▶ **Written task**: Print exactly what lies from the line with "Write a Python" down to the line with "from matplotlib.patches import", counting both of those lines, but not the pictures.
— START Entries shown —
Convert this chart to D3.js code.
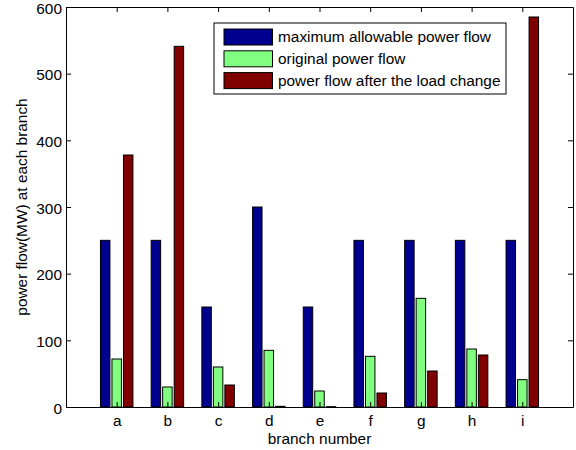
— END Entries shown —
— START Entries shown —
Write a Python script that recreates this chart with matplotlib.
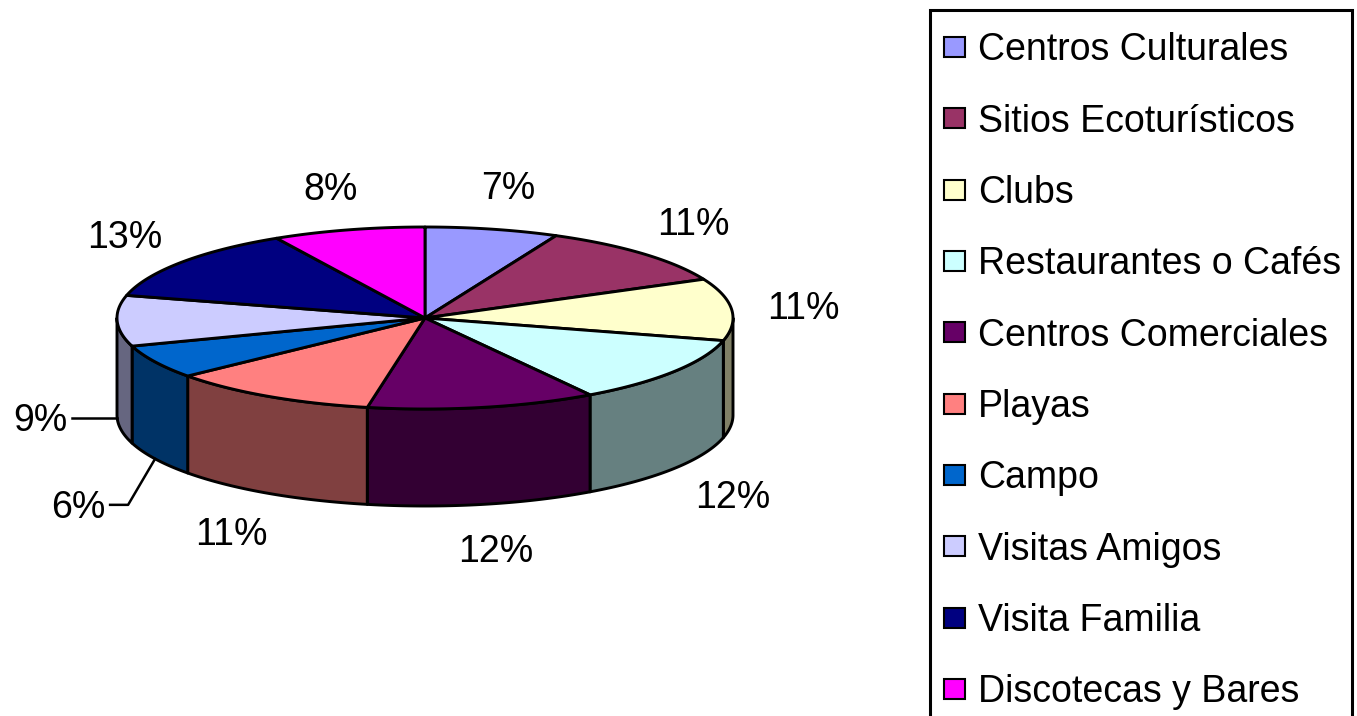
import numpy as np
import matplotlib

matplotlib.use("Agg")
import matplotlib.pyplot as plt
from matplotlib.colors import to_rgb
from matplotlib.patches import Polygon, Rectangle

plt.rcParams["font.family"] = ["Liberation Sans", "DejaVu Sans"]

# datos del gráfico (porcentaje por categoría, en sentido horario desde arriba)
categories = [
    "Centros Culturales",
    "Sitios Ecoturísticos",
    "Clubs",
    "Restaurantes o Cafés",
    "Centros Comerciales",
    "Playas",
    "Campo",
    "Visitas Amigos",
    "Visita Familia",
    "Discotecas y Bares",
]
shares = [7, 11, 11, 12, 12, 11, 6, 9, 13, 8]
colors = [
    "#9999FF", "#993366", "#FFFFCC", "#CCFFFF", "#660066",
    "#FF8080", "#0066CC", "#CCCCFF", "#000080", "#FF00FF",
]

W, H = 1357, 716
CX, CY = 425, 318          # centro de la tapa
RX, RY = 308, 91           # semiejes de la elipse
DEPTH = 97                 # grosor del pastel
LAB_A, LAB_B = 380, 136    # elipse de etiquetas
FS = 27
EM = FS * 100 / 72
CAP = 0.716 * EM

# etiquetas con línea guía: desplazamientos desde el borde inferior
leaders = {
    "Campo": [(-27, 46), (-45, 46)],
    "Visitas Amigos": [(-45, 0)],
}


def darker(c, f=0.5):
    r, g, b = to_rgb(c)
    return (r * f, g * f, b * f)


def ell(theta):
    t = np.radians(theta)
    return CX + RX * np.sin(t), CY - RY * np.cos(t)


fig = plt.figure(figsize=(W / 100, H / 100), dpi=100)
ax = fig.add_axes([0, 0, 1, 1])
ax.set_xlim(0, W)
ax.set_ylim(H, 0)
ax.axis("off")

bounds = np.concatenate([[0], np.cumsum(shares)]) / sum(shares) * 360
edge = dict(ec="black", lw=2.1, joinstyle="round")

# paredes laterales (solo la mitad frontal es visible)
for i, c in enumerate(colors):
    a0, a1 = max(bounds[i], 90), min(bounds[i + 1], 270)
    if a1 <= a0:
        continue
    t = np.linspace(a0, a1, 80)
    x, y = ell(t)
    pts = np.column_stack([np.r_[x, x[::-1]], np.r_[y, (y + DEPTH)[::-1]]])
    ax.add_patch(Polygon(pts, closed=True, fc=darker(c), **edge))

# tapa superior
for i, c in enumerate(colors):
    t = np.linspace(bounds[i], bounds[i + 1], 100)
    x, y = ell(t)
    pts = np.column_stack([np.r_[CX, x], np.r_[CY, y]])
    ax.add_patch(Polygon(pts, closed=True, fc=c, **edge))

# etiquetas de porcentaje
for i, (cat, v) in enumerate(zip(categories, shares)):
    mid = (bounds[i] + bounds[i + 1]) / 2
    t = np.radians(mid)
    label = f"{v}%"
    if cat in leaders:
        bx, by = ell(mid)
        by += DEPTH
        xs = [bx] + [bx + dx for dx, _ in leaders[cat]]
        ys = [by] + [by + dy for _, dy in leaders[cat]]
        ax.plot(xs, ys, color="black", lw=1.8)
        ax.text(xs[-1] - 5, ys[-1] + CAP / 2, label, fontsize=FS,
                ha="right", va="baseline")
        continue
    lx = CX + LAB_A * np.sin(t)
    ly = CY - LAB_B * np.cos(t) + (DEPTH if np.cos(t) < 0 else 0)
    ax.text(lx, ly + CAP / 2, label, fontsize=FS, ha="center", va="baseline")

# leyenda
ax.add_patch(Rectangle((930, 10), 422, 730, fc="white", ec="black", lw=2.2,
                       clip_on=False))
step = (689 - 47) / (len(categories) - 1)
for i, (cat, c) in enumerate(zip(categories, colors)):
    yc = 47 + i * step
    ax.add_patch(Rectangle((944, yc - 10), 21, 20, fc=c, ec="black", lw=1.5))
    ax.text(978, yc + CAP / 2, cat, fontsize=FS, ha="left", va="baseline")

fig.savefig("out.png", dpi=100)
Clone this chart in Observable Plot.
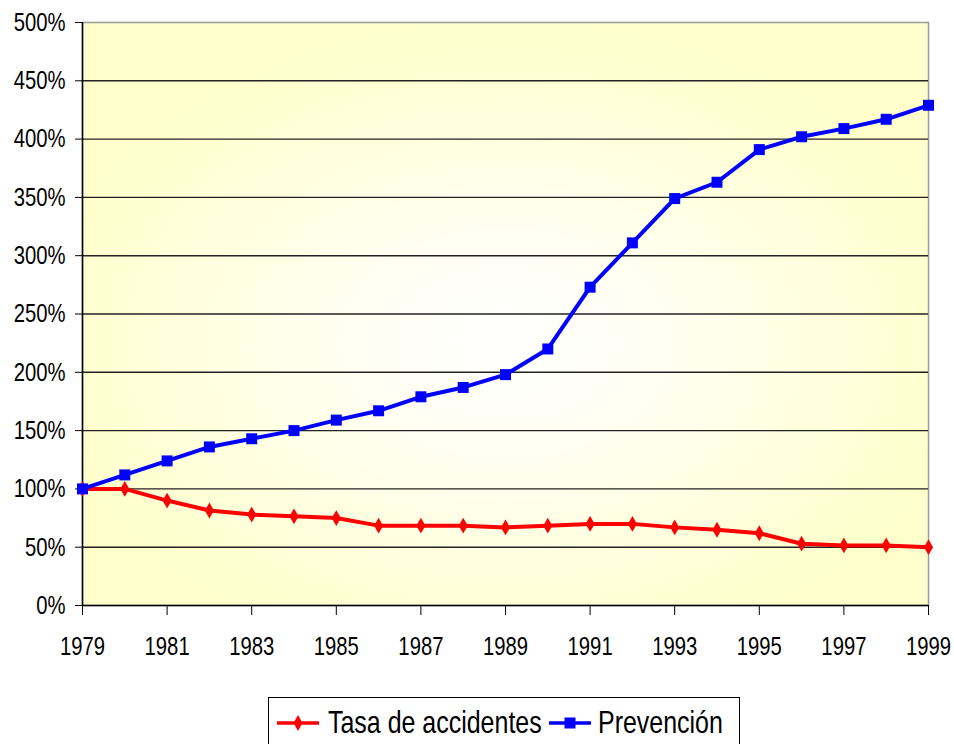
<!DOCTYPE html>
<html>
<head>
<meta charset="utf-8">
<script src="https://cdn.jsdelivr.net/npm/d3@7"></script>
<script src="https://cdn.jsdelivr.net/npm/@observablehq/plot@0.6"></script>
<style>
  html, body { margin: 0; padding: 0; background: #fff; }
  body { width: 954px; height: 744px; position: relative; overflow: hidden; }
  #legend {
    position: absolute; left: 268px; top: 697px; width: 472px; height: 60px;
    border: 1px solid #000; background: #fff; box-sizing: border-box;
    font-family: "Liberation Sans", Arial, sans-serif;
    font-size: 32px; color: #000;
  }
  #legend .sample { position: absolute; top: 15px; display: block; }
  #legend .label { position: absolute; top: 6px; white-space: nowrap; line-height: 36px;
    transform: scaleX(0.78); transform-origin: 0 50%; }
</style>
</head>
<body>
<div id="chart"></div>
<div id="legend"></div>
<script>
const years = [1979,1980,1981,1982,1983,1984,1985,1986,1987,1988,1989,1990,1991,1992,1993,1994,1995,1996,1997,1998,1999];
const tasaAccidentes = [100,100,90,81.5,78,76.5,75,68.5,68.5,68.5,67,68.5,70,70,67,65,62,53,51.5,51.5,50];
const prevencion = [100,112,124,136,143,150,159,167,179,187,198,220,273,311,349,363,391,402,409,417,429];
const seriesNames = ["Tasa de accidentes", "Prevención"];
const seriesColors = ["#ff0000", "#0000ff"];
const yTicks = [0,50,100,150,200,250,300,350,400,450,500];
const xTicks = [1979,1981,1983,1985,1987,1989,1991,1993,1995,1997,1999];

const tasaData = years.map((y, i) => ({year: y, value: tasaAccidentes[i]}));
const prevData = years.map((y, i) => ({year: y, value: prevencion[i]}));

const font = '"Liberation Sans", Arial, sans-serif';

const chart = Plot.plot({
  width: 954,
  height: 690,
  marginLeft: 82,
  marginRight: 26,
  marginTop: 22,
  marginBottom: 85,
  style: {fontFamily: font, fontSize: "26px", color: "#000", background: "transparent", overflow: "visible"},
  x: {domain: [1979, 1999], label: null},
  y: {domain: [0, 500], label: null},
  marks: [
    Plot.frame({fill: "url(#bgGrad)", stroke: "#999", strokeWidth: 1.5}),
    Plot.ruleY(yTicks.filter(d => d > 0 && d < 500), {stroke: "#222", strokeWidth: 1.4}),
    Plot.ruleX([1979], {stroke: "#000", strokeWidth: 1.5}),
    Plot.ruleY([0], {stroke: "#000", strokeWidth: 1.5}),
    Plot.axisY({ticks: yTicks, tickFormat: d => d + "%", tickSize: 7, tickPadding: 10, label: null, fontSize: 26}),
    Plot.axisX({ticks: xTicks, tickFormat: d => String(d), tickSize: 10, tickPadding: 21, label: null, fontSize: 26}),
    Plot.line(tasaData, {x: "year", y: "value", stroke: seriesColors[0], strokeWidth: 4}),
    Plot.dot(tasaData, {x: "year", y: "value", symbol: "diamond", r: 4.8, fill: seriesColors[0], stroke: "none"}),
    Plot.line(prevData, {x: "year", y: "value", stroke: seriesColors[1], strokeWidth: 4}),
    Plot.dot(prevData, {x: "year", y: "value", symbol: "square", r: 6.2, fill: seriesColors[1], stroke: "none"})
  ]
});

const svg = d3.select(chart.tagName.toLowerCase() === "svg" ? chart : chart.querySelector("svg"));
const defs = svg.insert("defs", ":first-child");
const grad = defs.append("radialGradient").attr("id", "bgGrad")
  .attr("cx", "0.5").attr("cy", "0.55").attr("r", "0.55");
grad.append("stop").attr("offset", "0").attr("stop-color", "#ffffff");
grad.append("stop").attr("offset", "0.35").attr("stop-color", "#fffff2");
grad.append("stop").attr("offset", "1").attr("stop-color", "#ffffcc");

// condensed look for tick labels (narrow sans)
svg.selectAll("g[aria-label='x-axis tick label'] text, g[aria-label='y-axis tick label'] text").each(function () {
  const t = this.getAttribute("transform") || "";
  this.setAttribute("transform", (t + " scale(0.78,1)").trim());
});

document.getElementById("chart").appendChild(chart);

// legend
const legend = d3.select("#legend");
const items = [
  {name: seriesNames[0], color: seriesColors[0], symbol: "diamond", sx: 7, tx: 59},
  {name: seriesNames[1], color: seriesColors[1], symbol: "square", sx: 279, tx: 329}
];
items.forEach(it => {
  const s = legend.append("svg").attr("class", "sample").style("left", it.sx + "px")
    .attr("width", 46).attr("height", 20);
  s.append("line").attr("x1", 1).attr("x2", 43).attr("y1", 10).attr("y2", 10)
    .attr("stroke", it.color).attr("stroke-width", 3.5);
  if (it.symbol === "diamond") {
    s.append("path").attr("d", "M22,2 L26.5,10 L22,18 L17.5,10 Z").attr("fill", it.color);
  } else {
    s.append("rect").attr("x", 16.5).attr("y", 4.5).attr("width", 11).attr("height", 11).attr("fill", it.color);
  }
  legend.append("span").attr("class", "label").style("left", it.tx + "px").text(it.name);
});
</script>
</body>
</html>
— END Entries shown —
▶ **Answer to the exercise**:
Write a Python script that recreates this chart with matplotlib.
import numpy as np
import matplotlib

matplotlib.use("Agg")
import matplotlib.pyplot as plt
from matplotlib.colors import to_rgb
from matplotlib.patches import Polygon, Rectangle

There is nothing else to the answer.